When Alan Lake took photos of his trip to Venice's "Carnevale di Venezia" his photographs took on a life of their own, both in art galleries and for private collectors.   See the gallery here.

This was all a magical “accident”. Never intended to be. I’m convinced our paths take a detour for a reason. I’m not sure why yet, but I’ll take the ride and see.


Another Satisfied Customer

In November of 2001, an old friend had called and asked if I could help him for the busy holiday season he had booked at his restaurant/nightclub in Zurich. I’m a chef, and we’d worked together before in the States. Within the week, I was there.

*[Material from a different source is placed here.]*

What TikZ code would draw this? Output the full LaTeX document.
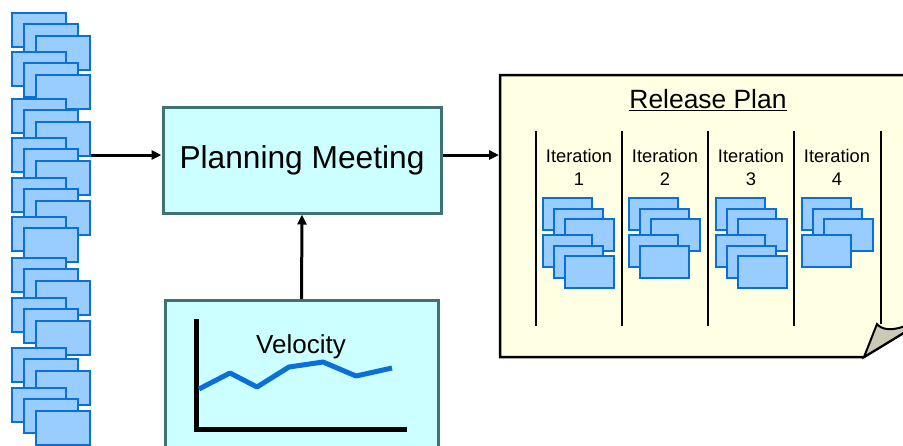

Armed with a Eurail pass and a borrowed camera, I planned to travel to Tuscany, Paris and Provence before returning to the States, after I had finished my “stage”.

What I hadn’t planned was that the timing coincided with the celebration of Carnevale throughout Europe. That’s how it came to pass that I was where I was, when I was. I didn’t seek this out. Carnevale was a by-product of my travels.

Overcome by fantasia. Instant awe.

The dream like quality of the sights and sounds of revelry of a quarter of a million partygoers-and the strong surreal images that I had never before envisaged, compelled me to record as much as I possibly could.

I shot these photos for myself and for that reason only. Not to show or sell them later. I imagined myself to be on assignment from National Geographic, clicking away and buying more and more film.

When it was over I continued on to France and kept taking what I thought were pictures of my vacation. And they are that…and more.

I couldn’t get the Fellini movie I’d just watched out of my head though. It kept haunting me.

When I got home and had the pictures developed, I was shocked. I’d managed to capture some pretty surreal visuals. I showed them to a few of my friends, and they encouraged me to exhibit them.

One thing has led to another, and here I am. The response has been overwhelming and these images seem to have taken on a life of their own.